Work to be completed:
Take every line where the string "matplotlib" appears and copy it.

Given data:
----

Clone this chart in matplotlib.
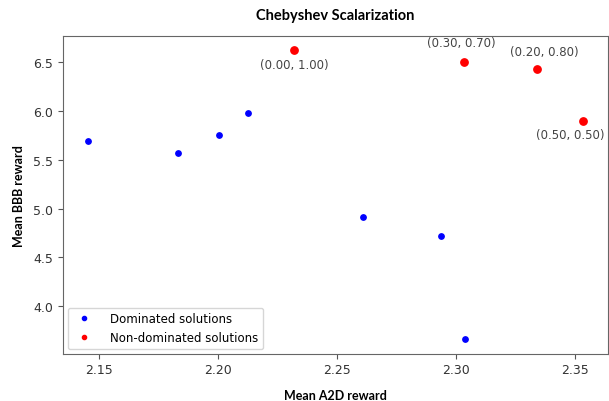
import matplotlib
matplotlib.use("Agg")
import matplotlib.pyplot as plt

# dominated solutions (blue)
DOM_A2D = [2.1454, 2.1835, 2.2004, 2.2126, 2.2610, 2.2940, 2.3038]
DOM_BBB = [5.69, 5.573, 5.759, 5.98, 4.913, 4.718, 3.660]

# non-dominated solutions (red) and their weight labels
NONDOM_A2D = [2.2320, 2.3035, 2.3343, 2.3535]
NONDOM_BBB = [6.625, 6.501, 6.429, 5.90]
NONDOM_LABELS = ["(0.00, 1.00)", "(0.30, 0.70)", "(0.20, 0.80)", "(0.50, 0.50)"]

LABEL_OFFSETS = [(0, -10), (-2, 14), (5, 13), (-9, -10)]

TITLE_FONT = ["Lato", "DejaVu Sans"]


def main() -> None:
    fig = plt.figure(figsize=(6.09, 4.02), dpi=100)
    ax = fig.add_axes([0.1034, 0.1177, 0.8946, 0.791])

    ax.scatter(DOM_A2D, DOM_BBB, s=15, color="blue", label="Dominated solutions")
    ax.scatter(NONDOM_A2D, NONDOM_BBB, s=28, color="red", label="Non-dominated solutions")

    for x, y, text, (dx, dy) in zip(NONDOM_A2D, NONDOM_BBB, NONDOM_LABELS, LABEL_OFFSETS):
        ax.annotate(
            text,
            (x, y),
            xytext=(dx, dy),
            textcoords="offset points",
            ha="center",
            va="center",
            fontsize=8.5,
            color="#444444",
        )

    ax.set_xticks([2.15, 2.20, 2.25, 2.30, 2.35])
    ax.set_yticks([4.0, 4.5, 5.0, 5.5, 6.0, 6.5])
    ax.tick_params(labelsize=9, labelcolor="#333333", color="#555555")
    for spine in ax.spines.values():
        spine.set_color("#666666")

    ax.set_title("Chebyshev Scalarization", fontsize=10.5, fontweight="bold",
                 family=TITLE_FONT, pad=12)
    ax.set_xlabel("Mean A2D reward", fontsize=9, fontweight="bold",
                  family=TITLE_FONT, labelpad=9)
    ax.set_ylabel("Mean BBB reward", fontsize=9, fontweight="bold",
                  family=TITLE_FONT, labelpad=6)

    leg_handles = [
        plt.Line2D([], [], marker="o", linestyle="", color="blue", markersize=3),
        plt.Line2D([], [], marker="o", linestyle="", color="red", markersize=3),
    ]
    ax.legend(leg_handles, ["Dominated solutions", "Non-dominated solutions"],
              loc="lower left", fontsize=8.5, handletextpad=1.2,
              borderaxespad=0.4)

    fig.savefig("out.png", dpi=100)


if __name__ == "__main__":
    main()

----

Solution for this exercise:
Clone this chart in matplotlib.
import matplotlib
matplotlib.use("Agg")
import matplotlib.pyplot as plt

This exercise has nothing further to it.